Defne Cemal’in Nemli Mavi isimli kişisel sergisi OG Gallery’de. Cemal, resmin temellerini oluşturan ışık, renk, biçim ve yüzey gibi öğeleri ele alan bir sanatçı. Resimlerine bir eğri veya bölme gibi temel bir yapı ile başlayan Cemal, yarı saydam pigment katmanlarını zamanla, üst üste harmanlayarak tuval ve boyanın dengeleyici diyaloğuna bırakıyor.
Genellikle tek bir ton kullanımıyla resim yüzeyindeki görsel titreşimi yoğunlaştırır ve altında sürekli bir hareketin devam etmesini sağlar. Sanatçının atölye penceresinden içeri sızan nesneler ve gölgeler kompozisyonel önerilerde bulunurken, kullandığı rengin derinlik ve gerçeklik kazanmasına yol açar.
Tuvallere eşlik eden ortadan bükülmüş alüminyum paneller, resim yüzeyine hafif heykelsi bir boyut kazandırırken, tuvallere kıyasla ışık ile doğrudan ilişki içindedir. Tuvaller, boyanın emilimi ve ağırlık dağılımıyla ışığı içeriden dışarıya yönlendirirken, katlamalar yapısal özellikleri dolayısıyla ışığı böler, ve yarattığı yansıma ve gölge kontrastıyla yüzeye farklı bir bakış açısı kazandırır. Burada Defne’nin fırça darbeleri anlıktır; tuvallerde büyük alanlar ve katmanlar tarafından genellikle gizlenen eline dair daha derin bir içgörü sağlar.

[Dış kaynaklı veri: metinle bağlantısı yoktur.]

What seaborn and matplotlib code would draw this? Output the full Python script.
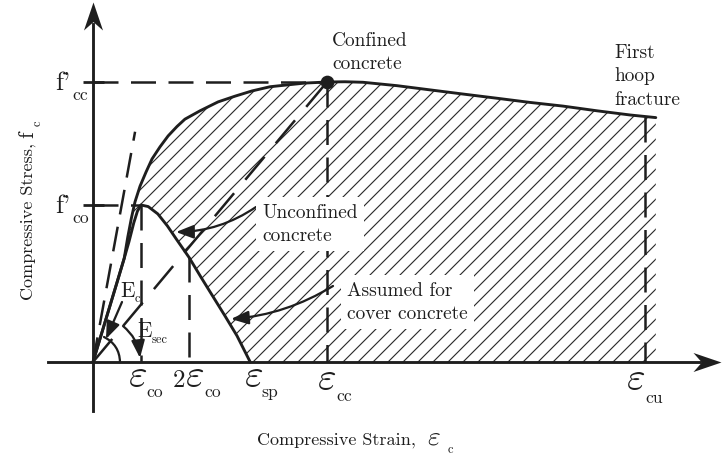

İnsan gözü, resmin ilizyonuna ve pigmentin maddi doğasına uyum sağladıkça, imgeler farklı bağlamlar altında çeşitlenir ve koşullar değiştikçe algıdaki çeşitliliği keşfettiğimiz bir alan yaratır. Rengin ısısı fiziksel faktörlerden etkilenirken, renk yoğunluğu yoruma göre değişir ve bunların etkileşimi farklı duyusal tepkiler yaratır. Bir bütün olarak bakıldığında, eserler ince, doğasında bulunan bir enerji yayar; insan gözünün rengi nasıl algıladığını ve yaratabileceği ruhsal alanı keşfederler: dil öncesi bir his ve doku halidir.